Up first in Rosetta’s diagnostics pipeline, however, is its test to differentiate non-squamous from squamous non-small cell lung cancer.
“The unmet medical need for differentiating squamous from non-squamous cancer has already been established in the literature,” Ronen Tamir, Rosetta’s executive vice president of marketing and communications, said during the conference call.
He cited a paper published in 2004 in the Journal of the National Cancer Institute in which 400 lung cancer samples from a controlled cohort were sent for pathological review by independent pathologists. “The percentage of initial agreement between the two blinded experts was 74.7 percent,” he said.

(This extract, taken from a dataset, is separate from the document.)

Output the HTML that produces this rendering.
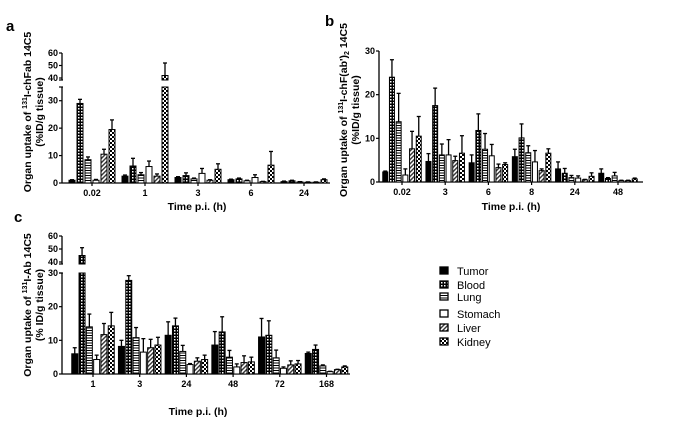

According to Tamir, these findings were validated in another study, published in Lung Cancer in 2006, which found that the agreement in the histopathological evaluation of lung cancer in 668 patients “by regional pathologists and a central pathologist who was blinded to the evaluations of the regional pathologists … was 0.65.”
However, it is the approval of cancer drugs like Genentech’s Avastin, which is currently indicated for first-line treatment of non-squamous, non-small cell lung cancer, that has really made it “critical” to be able to differentiate the two types of lung cancer, he added. Avastin carries a boxed warning regarding the incidence of fatal pulmonary hemorrhage in non-small cell lung cancer patients with squamous histology.
Additionally, Tamir noted that Bayer Healthcare and Onyx Pharmaceuticals last month reported that in a phase III study evaluating their liver and kidney cancer drug Nexavar in non-small cell lung cancer patients, higher mortality was observed in patients with squamous cell carcinoma who received the drug as part of a chemotherapy regimen.
“The unmet medical need for differentiating squamous from non-squamous cancer has already been established in the literature.”
Rosetta said that this first diagnostic is scheduled to be submitted to the New York Department of Health for approval before the end of June.
Rosetta’s second and third diagnostics — which are designed to differentiate lung adenocarcinoma from mesothelioma and identify the source of cancers of unknown primary origin, respectively — are expected to be reviewed by the New York Department of Health in the second half of the year.
Tamir said during the call that all three diagnostics will initially be commercialized by Columbia University Medical Center, which last year partnered with Rosetta to validate the company’s CUP diagnostics (see RNAi News, 5/24/2007).
Columbia is “going to launch the test, and thus [it is] going to be … in charge of all launch activities,” he said. Rosetta, meanwhile, will focus on “discussing the medical rationale behind the technology and behind the tests with the medical community, as well as [discussing] all the scientific measures and research activities.”
According to Columbia’s website, its department of pathology and cell biology offers a variety of diagnostic services and a staff of over 400.
Although Columbia will initially carry out “all commercial activities” related to the three diagnostics, “potentially, we may want to have more than one … lab in the United States” handling the tests, Tamir added, declining to elaborate when asked for more information by an analyst during the conference call.
For the fourth quarter, Rosetta’s net loss climbed to $8.2 million, or $0.69 per share, from $2.1 million, or $0.82 per share, in the year-ago period. For the full-year 2007, the company’s net loss rose to $14.6 million, or $1.32 per share, from $7.6 million, or $2.98 per share, in 2006.
R&D costs in the quarter jumped 58 percent to $2.1 million from $1.3 million in the same period the year before, and accounted for 60 percent of the company’s total operating loss. Rosetta’s general and administrative expenses in the quarter climbed to $1.4 million from $895,000.
For 2007, Rosetta’s R&D expenses rose to $6.4 million from $4.8 million the year before, while G&A costs rose to $4.6 million from $3.4 million in the previous year.
Rosetta reported no revenues for the year.
As of Dec. 31, 2007, Rosetta had $24.3 million in cash, cash equivalents, short- and long-term bank deposits, and marketable securities. The company said it expects its 2008 cash expenditure to be $14 million.